Dans un coin de sa tête, le hockey garde sa place, et avec lui l'espoir de rejouer au plus haut niveau français. << Les premiers jours, je ne pensais pas trop sport. Mais, au bout d'une semaine, j'ai posé la question aux chirurgiens : "pourrai-je repratiquer le hockey". Ils m'ont d'abord dit que je remarcherai sans problèmes, puis qu'il n'y avait aucune contre-indication à ce que je rechausse les patins. En me soudant les vertèbres, ils m'ont même solidifié mon dos ! >>

Doucement, il reprendra le chemin de la patinoire. Ce sera en Division 3 l'an passé, la liquidation judiciaire étant passée par là : << Beaucoup me disent que cette rétrogradation m'a arrangé, pour effectuer un retour en douceur. Je ne crois pas, car le contact de l'élite, aux entraînements surtout, aurait accéléré ma remise à niveau. D'ailleurs cette année, on me promettait que je serai en forme en janvier. Résultat, j'ai atteint la plénitude de mes moyens en novembre >>.
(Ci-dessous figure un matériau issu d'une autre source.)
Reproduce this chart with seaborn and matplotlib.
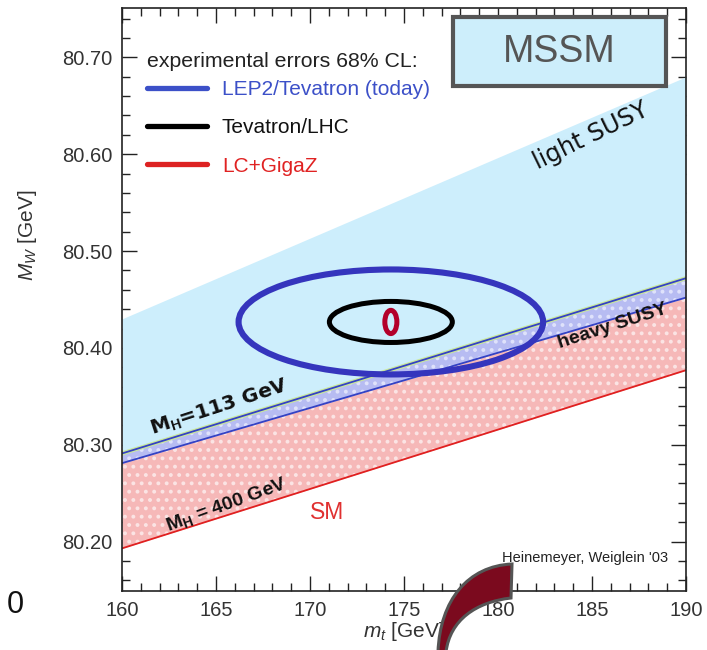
import numpy as np
import pandas as pd
import matplotlib
matplotlib.use("Agg")
import matplotlib.pyplot as plt
import seaborn as sns
from matplotlib.patches import Ellipse, Rectangle, PathPatch
from matplotlib.path import Path
from matplotlib.lines import Line2D
from matplotlib.ticker import MultipleLocator, FormatStrFormatter

# ---------------- data ----------------
mt_edges = [160.0, 190.0]                  # top-quark mass range [GeV]
light_susy_upper = [80.430, 80.680]        # upper edge of MSSM (light SUSY) region
mh113_upper = [80.291, 80.472]             # SM band, M_H = 113 GeV (upper edge)
mh113_lower = [80.281, 80.452]             # SM band, M_H = 113 GeV (lower edge)
mh400_line = [80.193, 80.377]              # SM, M_H = 400 GeV

ell_names = ["LEP2/Tevatron (today)", "Tevatron/LHC", "LC+GigaZ"]
ell_center_mt = [174.3, 174.3, 174.3]
ell_center_mw = [80.4268, 80.4268, 80.4268]
ell_half_mt = [8.10, 3.27, 0.32]           # half-axis in m_t [GeV]
ell_half_mw = [0.0542, 0.0212, 0.0120]     # half-axis in M_W [GeV]
ell_colors = ["#3535bd", "#000000", "#b3002a"]
legend_line_colors = ["#3c50c8", "#000000", "#dd2222"]
ell_text_colors = ["#3c50c8", "#111111", "#e02222"]

x_ticks = [160, 165, 170, 175, 180, 185, 190]
y_ticks = [80.20, 80.30, 80.40, 80.50, 80.60, 80.70]

# ---------------- style ----------------
sns.set_theme(style="ticks")
plt.rcParams["font.family"] = ["Liberation Sans", "DejaVu Sans"]
plt.rcParams["mathtext.fontset"] = "custom"
plt.rcParams["mathtext.rm"] = "Liberation Sans"
plt.rcParams["mathtext.it"] = "Liberation Sans:italic"
plt.rcParams["mathtext.bf"] = "Liberation Sans:bold"
plt.rcParams["hatch.linewidth"] = 1.6

fig = plt.figure(figsize=(7.07, 6.50), dpi=100)
ax = fig.add_axes([0.1726, 0.0908, 0.7977, 0.8969])

# ---------------- regions ----------------
ax.fill_between(mt_edges, mh113_upper, light_susy_upper, color="#cdeefc", lw=0, zorder=1)
ax.fill_between(mt_edges, mh400_line, mh113_lower, color="#f6b8b8", lw=0, zorder=1)
ax.fill_between(mt_edges, mh400_line, mh113_lower, facecolor="none", edgecolor="#fbe4e4",
                hatch="..", lw=0, zorder=1.1)
ax.fill_between(mt_edges, mh113_lower, mh113_upper, color="#b7bcf2", lw=0, zorder=1.2)
ax.fill_between(mt_edges, mh113_lower, mh113_upper, facecolor="none", edgecolor="#dfe2fb",
                hatch="..", lw=0, zorder=1.3)

lines_df = pd.DataFrame({
    "mt": mt_edges * 4,
    "MW": mh113_upper + mh113_lower + mh400_line + mh113_upper,
    "curve": ["up"] * 2 + ["low"] * 2 + ["400"] * 2 + ["edge"] * 2,
})
sns.lineplot(data=lines_df[lines_df.curve == "edge"], x="mt", y="MW", color="#c9e79a",
             lw=3.0, ax=ax, zorder=1.4, legend=False)
sns.lineplot(data=lines_df[lines_df.curve.isin(["up", "low"])], x="mt", y="MW", units="curve",
             estimator=None, color="#3442c4", lw=1.3, ax=ax, zorder=2, legend=False)
sns.lineplot(data=lines_df[lines_df.curve == "400"], x="mt", y="MW", color="#e02020",
             lw=1.3, ax=ax, zorder=2, legend=False)

# ---------------- ellipses ----------------
ell_lw = [4.4, 3.6, 3.6]
for cx, cy, hx, hy, c, lw in zip(ell_center_mt, ell_center_mw, ell_half_mt, ell_half_mw,
                                 ell_colors, ell_lw):
    ax.add_patch(Ellipse((cx, cy), 2 * hx, 2 * hy, facecolor="none", edgecolor=c, lw=lw, zorder=5))

# ---------------- axes ----------------
ax.set_xlim(160, 190)
ax.set_ylim(80.149, 80.751)
ax.set_xticks(x_ticks)
ax.set_yticks(y_ticks)
ax.yaxis.set_major_formatter(FormatStrFormatter("%.2f"))
ax.xaxis.set_minor_locator(MultipleLocator(1))
ax.yaxis.set_minor_locator(MultipleLocator(0.02))
ax.tick_params(which="both", direction="in", top=True, right=True, colors="#222222",
               labelcolor="#333333", labelsize=14.5, width=1.0)
ax.tick_params(which="major", length=11, pad=7)
ax.tick_params(which="minor", length=5.5)
for s in ax.spines.values():
    s.set_linewidth(1.2)
    s.set_color("#222222")

ax.set_xlabel("$m_t$ [GeV]", fontsize=15, color="#333333")
ax.set_ylabel("$M_W$ [GeV]", fontsize=15, color="#333333")
ax.xaxis.set_label_coords(0.5, -0.05)
ax.yaxis.set_label_coords(-0.148, 0.61)

# ---------------- legend ----------------
ax.text(0.044, 0.908, "experimental errors 68% CL:", transform=ax.transAxes,
        ha="left", va="center", fontsize=15.3, color="#222222", zorder=6)
handles = [Line2D([], [], color=c, lw=3.8) for c in legend_line_colors]
leg = ax.legend(handles, ell_names, loc="upper left", bbox_to_anchor=(0.044, 0.876),
                frameon=False, fontsize=15, handlelength=2.9, handletextpad=0.7,
                labelspacing=0.92, borderaxespad=0, borderpad=0)
for t, c in zip(leg.get_texts(), ell_text_colors):
    t.set_color(c)
leg.set_zorder(6)

# ---------------- annotations ----------------
ax.add_patch(Rectangle((0.587, 0.866), 0.3775, 0.1186, transform=ax.transAxes,
                       facecolor="#cdeefb", edgecolor="#555555", lw=3, zorder=7))
ax.text(0.776, 0.925, "MSSM", transform=ax.transAxes, ha="center", va="center",
        fontsize=27, color="#555555", zorder=8)
ax.text(184.96, 80.619, "light SUSY", rotation=26, ha="center", va="center",
        fontsize=17.5, family=["DejaVu Sans"], color="#111111", zorder=4)
ax.text(186.1, 80.422, "heavy SUSY", rotation=18, ha="center", va="center",
        fontsize=14, fontweight="bold", color="#111111", zorder=4)
ax.text(165.2, 80.338, r"M$_\mathbf{H}$=113 GeV", rotation=18, ha="center", va="center",
        fontsize=14.5, fontweight="bold", family=["DejaVu Sans"], color="#111111", zorder=4)
ax.text(165.55, 80.238, r"M$_\mathbf{H}$ = 400 GeV", rotation=20, ha="center", va="center",
        fontsize=14, fontweight="bold", color="#111111", zorder=4)
ax.text(170.9, 80.23, "SM", ha="center", va="center", fontsize=16.5, color="#e03030", zorder=4)
ax.text(184.64, 80.183, "Heinemeyer, Weiglein '03", ha="center", va="center",
        fontsize=10.5, color="#222222", zorder=4)

# ---------------- slide artefacts ----------------
fig.text(15 / 707, 1 - 605 / 650, "0", ha="center", va="center", fontsize=22, color="#111111")

def fpt(x, y):
    return (x / 707.0, 1 - y / 650.0)

verts = [fpt(438, 652), fpt(440, 600), fpt(468, 566), fpt(512, 564),
         fpt(511, 598),
         fpt(476, 602), fpt(450, 620), fpt(446, 652),
         fpt(438, 652)]
codes = [Path.MOVETO, Path.CURVE4, Path.CURVE4, Path.CURVE4,
         Path.LINETO,
         Path.CURVE4, Path.CURVE4, Path.CURVE4,
         Path.CLOSEPOLY]
fig.add_artist(PathPatch(Path(verts, codes), transform=fig.transFigure,
                         facecolor="#7b0a1e", edgecolor="#555555", lw=2.2, zorder=10))

fig.savefig("out.png", dpi=100)
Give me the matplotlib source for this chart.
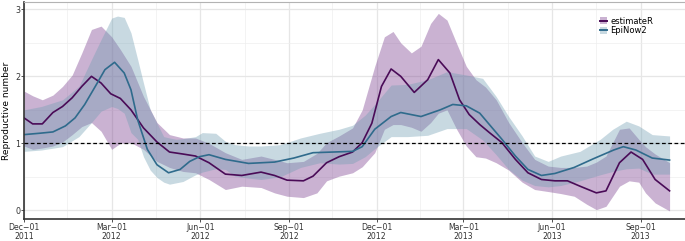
import numpy as np
import matplotlib
matplotlib.use("Agg")
import matplotlib.pyplot as plt
from matplotlib.patches import Rectangle
from matplotlib.lines import Line2D
from matplotlib.legend_handler import HandlerBase

START = np.datetime64("2011-12-01")

# ---- estimateR (days since 2011-12-01) ----
est_days = [0, 9, 19, 30, 40, 50, 60, 70, 80, 90, 100, 111, 124, 138, 151, 165, 178, 192,
            209, 226, 246, 260, 273, 290, 300, 314, 327, 341, 351, 361, 371, 381, 391, 405,
            419, 430, 442, 452, 462, 473, 483, 496, 510, 523, 537, 551, 564, 577, 594, 604,
            618, 630, 642, 655, 670]
est_mid = [1.38, 1.29, 1.29, 1.46, 1.55, 1.68, 1.85, 2.00, 1.90, 1.74, 1.67, 1.50, 1.23, 1.02,
           0.87, 0.84, 0.81, 0.71, 0.54, 0.52, 0.57, 0.52, 0.45, 0.44, 0.51, 0.71, 0.80, 0.87,
           1.01, 1.30, 1.85, 2.11, 2.00, 1.76, 1.95, 2.25, 2.05, 1.65, 1.43, 1.28, 1.16, 1.01,
           0.76, 0.56, 0.46, 0.44, 0.44, 0.36, 0.26, 0.29, 0.71, 0.87, 0.76, 0.46, 0.29]

est_band_days = [0, 9, 19, 30, 40, 50, 60, 70, 80, 91, 100, 111, 124, 138, 151, 165, 178, 192,
                 209, 226, 246, 260, 273, 290, 304, 314, 327, 341, 351, 364, 374, 383, 391, 402,
                 412, 422, 430, 439, 449, 459, 469, 479, 490, 503, 517, 530, 544, 557, 571, 584,
                 594, 604, 618, 628, 638, 645, 655, 670]
est_hi = [1.78, 1.71, 1.65, 1.72, 1.85, 2.02, 2.35, 2.70, 2.75, 2.59, 2.40, 2.15, 1.70, 1.31,
          1.13, 1.08, 1.08, 1.00, 0.86, 0.76, 0.81, 0.76, 0.71, 0.73, 0.85, 1.01, 1.11, 1.23,
          1.50, 2.15, 2.59, 2.67, 2.50, 2.35, 2.45, 2.79, 2.94, 2.84, 2.49, 2.15, 1.95, 1.84,
          1.65, 1.31, 1.01, 0.76, 0.66, 0.64, 0.64, 0.66, 0.72, 0.81, 1.21, 1.23, 1.06, 0.95,
          0.84, 0.71]
est_lo = [0.96, 0.91, 0.93, 0.96, 1.02, 1.13, 1.25, 1.31, 1.18, 0.91, 1.00, 1.01, 0.91, 0.73,
          0.64, 0.58, 0.56, 0.46, 0.31, 0.36, 0.34, 0.26, 0.21, 0.19, 0.26, 0.44, 0.51, 0.56,
          0.65, 0.86, 1.21, 1.28, 1.28, 1.24, 1.18, 1.31, 1.45, 1.50, 1.21, 0.96, 0.80, 0.78,
          0.71, 0.60, 0.42, 0.31, 0.28, 0.25, 0.21, 0.09, 0.01, 0.06, 0.36, 0.44, 0.42, 0.26,
          0.11, -0.01]

# ---- EpiNow2 ----
ep_days = [0, 16, 30, 43, 53, 63, 74, 84, 94, 104, 111, 118, 128, 138, 150, 162, 172, 182,
           192, 209, 233, 260, 280, 300, 321, 341, 351, 364, 381, 391, 412, 432, 445, 459,
           473, 483, 496, 510, 523, 537, 551, 571, 591, 612, 622, 635, 652, 670]
ep_mid = [1.13, 1.15, 1.17, 1.26, 1.38, 1.58, 1.85, 2.10, 2.21, 2.05, 1.80, 1.35, 0.91, 0.68,
          0.56, 0.61, 0.73, 0.80, 0.83, 0.76, 0.70, 0.72, 0.78, 0.86, 0.87, 0.88, 0.95, 1.21,
          1.40, 1.46, 1.40, 1.50, 1.58, 1.56, 1.45, 1.28, 1.06, 0.81, 0.61, 0.52, 0.55, 0.64,
          0.77, 0.90, 0.95, 0.90, 0.78, 0.75]

ep_band_days = [0, 18, 40, 57, 70, 80, 91, 97, 104, 111, 118, 124, 131, 138, 145, 151, 158,
                165, 178, 185, 199, 209, 219, 233, 246, 266, 287, 307, 327, 341, 354, 364, 381,
                398, 419, 439, 459, 476, 490, 503, 517, 530, 544, 557, 577, 598, 611, 625, 638,
                652, 670]
ep_hi = [1.50, 1.55, 1.65, 1.85, 2.25, 2.55, 2.87, 2.90, 2.88, 2.65, 2.25, 1.90, 1.50, 1.30,
         1.10, 1.08, 1.06, 1.07, 1.10, 1.16, 1.15, 1.03, 0.98, 0.96, 0.96, 0.98, 1.08, 1.15,
         1.21, 1.27, 1.42, 1.58, 1.87, 1.88, 1.95, 2.07, 2.02, 1.97, 1.70, 1.40, 1.11, 0.81,
         0.73, 0.81, 0.88, 1.06, 1.21, 1.33, 1.26, 1.13, 1.11]
ep_lo = [0.88, 0.90, 0.95, 1.10, 1.31, 1.48, 1.55, 1.52, 1.45, 1.16, 1.06, 0.80, 0.60, 0.49,
         0.42, 0.39, 0.41, 0.43, 0.53, 0.57, 0.62, 0.61, 0.51, 0.48, 0.46, 0.50, 0.64, 0.71,
         0.69, 0.70, 0.80, 0.92, 1.10, 1.10, 1.12, 1.22, 1.22, 1.05, 0.83, 0.61, 0.45, 0.37,
         0.35, 0.37, 0.44, 0.53, 0.58, 0.62, 0.63, 0.54, 0.54]

tick_dates = ["2011-12-01", "2012-03-01", "2012-06-01", "2012-09-01", "2012-12-01",
              "2013-03-01", "2013-06-01", "2013-09-01"]
tick_labels = ["Dec\u221201\n2011", "Mar\u221201\n2012", "Jun\u221201\n2012", "Sep\u221201\n2012",
               "Dec\u221201\n2012", "Mar\u221201\n2013", "Jun\u221201\n2013", "Sep\u221201\n2013"]
y_ticks = [0, 1, 2, 3]
series_names = ["estimateR", "EpiNow2"]

PURPLE = "#4a0b57"
BLUE = "#2f6b8c"
PURPLE_FILL = "#814894"
BLUE_FILL = "#6f9db2"
PURPLE_ALPHA = 0.42
BLUE_ALPHA = 0.38


def to_dates(d):
    return START + np.array(d).astype("timedelta64[D]")


fig = plt.figure(figsize=(6.85, 2.41), dpi=100)
ax = fig.add_axes([24 / 685, 22 / 241, 1 - 24 / 685, 217 / 241])

ax.fill_between(to_dates(est_band_days), est_lo, est_hi, color=PURPLE_FILL,
                alpha=PURPLE_ALPHA, lw=0)
ax.fill_between(to_dates(ep_band_days), ep_lo, ep_hi, color=BLUE_FILL,
                alpha=BLUE_ALPHA, lw=0)
ax.plot(to_dates(est_days), est_mid, color=PURPLE, lw=1.2, solid_joinstyle="round")
ax.plot(to_dates(ep_days), ep_mid, color=BLUE, lw=1.2, solid_joinstyle="round")
ax.axhline(1, color="black", lw=0.9, ls=(0, (3, 2)), zorder=3)

ax.set_xlim(START, START + np.timedelta64(670, "D"))
ax.set_ylim(-0.13, 3.11)

tdates = np.array(tick_dates, dtype="datetime64[D]")
ax.set_xticks(tdates)
ax.set_xticklabels(tick_labels, fontsize=5.6, color="#333333", linespacing=1.0)
minor = tdates[:-1] + (tdates[1:] - tdates[:-1]) / 2
minor = np.append(minor, tdates[-1] + np.timedelta64(46, "D"))
ax.set_xticks(minor, minor=True)
ax.set_yticks(y_ticks)
ax.set_yticklabels([str(v) for v in y_ticks], fontsize=5.8, color="#333333")
ax.set_yticks([0.5, 1.5, 2.5], minor=True)
ax.set_ylabel("Reproductive number", fontsize=6.5, labelpad=3)

ax.grid(which="major", color="#e6e6e6", lw=0.9)
ax.grid(which="minor", color="#eeeeee", lw=0.5)
ax.set_axisbelow(True)
ax.tick_params(which="major", length=2.0, width=0.6, color="#333333", pad=0.8)
ax.tick_params(which="minor", length=0)

for side in ["left", "bottom"]:
    ax.spines[side].set_color("#333333")
    ax.spines[side].set_linewidth(1.2)
ax.spines["top"].set_color("#b3b3b3")
ax.spines["top"].set_linewidth(0.8)
ax.spines["right"].set_visible(False)


class KeyHandler(HandlerBase):
    def __init__(self, fill, line):
        super().__init__()
        self.fill = fill
        self.line = line

    def create_artists(self, legend, orig_handle, xdescent, ydescent, width, height, fontsize, trans):
        r = Rectangle((-xdescent, -ydescent), width, height, facecolor=self.fill[0],
                      alpha=self.fill[1], lw=0, transform=trans)
        l = Line2D([-xdescent, -xdescent + width], [height / 2 - ydescent] * 2,
                   color=self.line, lw=1.4, transform=trans)
        return [r, l]


h1 = Line2D([], [])
h2 = Line2D([], [])
leg = ax.legend([h1, h2], series_names, loc="upper left", bbox_to_anchor=(0.862, 0.96),
                fontsize=6.0, frameon=False, handlelength=0.9, handleheight=0.95,
                handletextpad=0.35, labelspacing=0.1, borderpad=0.2,
                handler_map={h1: KeyHandler((PURPLE_FILL, PURPLE_ALPHA), PURPLE),
                             h2: KeyHandler((BLUE_FILL, BLUE_ALPHA), BLUE)})

fig.savefig("out.png", dpi=100)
Aujourd'hui, à 22 ans, Xavier est titulaire en élite. Rien, ou presque, n'a changé, même si sa cheville, lors de certains mouvements sur la glace, le fait grimacer de douleur. Il poursuit pourtant son ascension, après avoir saisi sa chance en début d'année, mais sans se projeter plus loin que le bout de la saison. Seulement, chaque soir après les matchs, il sacrifie à un nouveau rituel : << Dès la rencontre terminée, je dois appeler mes parents pour leur dire que je vais bien >>. Jamais il ne parle de "revanche sur le sort", simplement du bonheur d'être là. Et c'est déjà énorme.